*Instruction*. Quote all of the data exactly as given. Skip every picture it contains.

*Raw data*.
......

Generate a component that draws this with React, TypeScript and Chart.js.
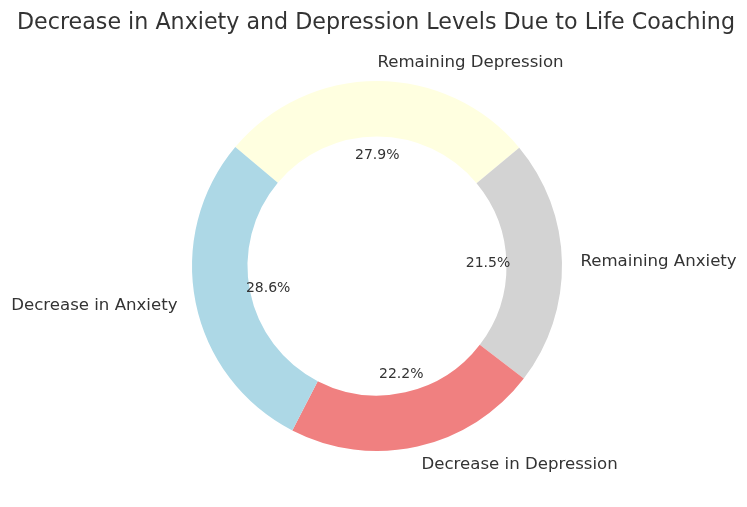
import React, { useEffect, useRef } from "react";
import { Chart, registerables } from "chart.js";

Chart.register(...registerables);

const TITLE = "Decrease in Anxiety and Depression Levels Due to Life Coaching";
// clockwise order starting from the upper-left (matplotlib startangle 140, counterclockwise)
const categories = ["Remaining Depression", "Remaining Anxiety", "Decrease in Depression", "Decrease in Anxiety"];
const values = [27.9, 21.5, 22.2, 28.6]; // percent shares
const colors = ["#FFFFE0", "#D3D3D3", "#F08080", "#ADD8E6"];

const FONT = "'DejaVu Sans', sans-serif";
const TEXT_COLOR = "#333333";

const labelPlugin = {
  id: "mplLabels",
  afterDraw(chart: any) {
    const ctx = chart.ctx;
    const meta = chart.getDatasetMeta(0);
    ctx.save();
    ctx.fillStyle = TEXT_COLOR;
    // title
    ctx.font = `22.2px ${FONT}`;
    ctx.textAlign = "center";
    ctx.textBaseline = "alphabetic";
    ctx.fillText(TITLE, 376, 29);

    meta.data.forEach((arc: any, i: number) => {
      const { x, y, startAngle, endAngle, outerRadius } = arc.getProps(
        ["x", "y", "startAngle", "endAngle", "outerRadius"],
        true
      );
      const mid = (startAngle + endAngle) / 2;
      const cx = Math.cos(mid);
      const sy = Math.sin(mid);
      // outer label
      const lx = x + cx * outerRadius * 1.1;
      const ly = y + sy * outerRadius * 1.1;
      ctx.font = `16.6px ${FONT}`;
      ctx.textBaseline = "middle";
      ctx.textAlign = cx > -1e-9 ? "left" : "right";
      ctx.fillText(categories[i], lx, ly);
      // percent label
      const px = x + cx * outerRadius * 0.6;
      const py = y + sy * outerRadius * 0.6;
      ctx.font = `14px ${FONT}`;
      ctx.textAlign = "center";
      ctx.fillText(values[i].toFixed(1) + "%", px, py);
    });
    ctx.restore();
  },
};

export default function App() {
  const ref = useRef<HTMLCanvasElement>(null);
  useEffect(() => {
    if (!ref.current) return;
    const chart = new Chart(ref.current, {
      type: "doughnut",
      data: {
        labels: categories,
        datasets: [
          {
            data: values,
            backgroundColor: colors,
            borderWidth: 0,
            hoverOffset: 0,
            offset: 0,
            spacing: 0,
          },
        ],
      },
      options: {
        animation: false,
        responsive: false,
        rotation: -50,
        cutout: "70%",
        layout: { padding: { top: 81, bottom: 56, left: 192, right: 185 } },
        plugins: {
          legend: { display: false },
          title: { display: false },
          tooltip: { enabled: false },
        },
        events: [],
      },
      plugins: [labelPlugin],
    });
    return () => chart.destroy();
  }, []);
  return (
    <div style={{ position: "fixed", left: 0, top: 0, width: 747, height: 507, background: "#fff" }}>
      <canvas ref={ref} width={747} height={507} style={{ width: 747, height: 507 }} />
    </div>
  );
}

......

*Exercise answer*.
Generate a component that draws this with React, TypeScript and Chart.js.
import React, { useEffect, useRef } from "react";
import { Chart, registerables } from "chart.js";

Chart.register(...registerables);

const TITLE = "Decrease in Anxiety and Depression Levels Due to Life Coaching";
// clockwise order starting from the upper-left (matplotlib startangle 140, counterclockwise)
const categories = ["Remaining Depression", "Remaining Anxiety", "Decrease in Depression", "Decrease in Anxiety"];
const values = [27.9, 21.5, 22.2, 28.6]; // percent shares
const colors = ["#FFFFE0", "#D3D3D3", "#F08080", "#ADD8E6"];

const FONT = "'DejaVu Sans', sans-serif";
const TEXT_COLOR = "#333333";

const labelPlugin = {
  id: "mplLabels",
  afterDraw(chart: any) {
    const ctx = chart.ctx;
    const meta = chart.getDatasetMeta(0);
    ctx.save();
    ctx.fillStyle = TEXT_COLOR;
    // title
    ctx.font = `22.2px ${FONT}`;
    ctx.textAlign = "center";
    ctx.textBaseline = "alphabetic";
    ctx.fillText(TITLE, 376, 29);

    meta.data.forEach((arc: any, i: number) => {
      const { x, y, startAngle, endAngle, outerRadius } = arc.getProps(
        ["x", "y", "startAngle", "endAngle", "outerRadius"],
        true
      );
      const mid = (startAngle + endAngle) / 2;
      const cx = Math.cos(mid);
      const sy = Math.sin(mid);
      // outer label
      const lx = x + cx * outerRadius * 1.1;
      const ly = y + sy * outerRadius * 1.1;
      ctx.font = `16.6px ${FONT}`;
      ctx.textBaseline = "middle";
      ctx.textAlign = cx > -1e-9 ? "left" : "right";
      ctx.fillText(categories[i], lx, ly);
      // percent label
      const px = x + cx * outerRadius * 0.6;
      const py = y + sy * outerRadius * 0.6;
      ctx.font = `14px ${FONT}`;
      ctx.textAlign = "center";
      ctx.fillText(values[i].toFixed(1) + "%", px, py);
    });
    ctx.restore();
  },
};

export default function App() {
  const ref = useRef<HTMLCanvasElement>(null);
  useEffect(() => {
    if (!ref.current) return;
    const chart = new Chart(ref.current, {
      type: "doughnut",
      data: {
        labels: categories,
        datasets: [
          {
            data: values,
            backgroundColor: colors,
            borderWidth: 0,
            hoverOffset: 0,
            offset: 0,
            spacing: 0,
          },
        ],
      },
      options: {
        animation: false,
        responsive: false,
        rotation: -50,
        cutout: "70%",
        layout: { padding: { top: 81, bottom: 56, left: 192, right: 185 } },
        plugins: {
          legend: { display: false },
          title: { display: false },
          tooltip: { enabled: false },
        },
        events: [],
      },
      plugins: [labelPlugin],
    });
    return () => chart.destroy();
  }, []);
  return (
    <div style={{ position: "fixed", left: 0, top: 0, width: 747, height: 507, background: "#fff" }}>
      <canvas ref={ref} width={747} height={507} style={{ width: 747, height: 507 }} />
    </div>
  );
}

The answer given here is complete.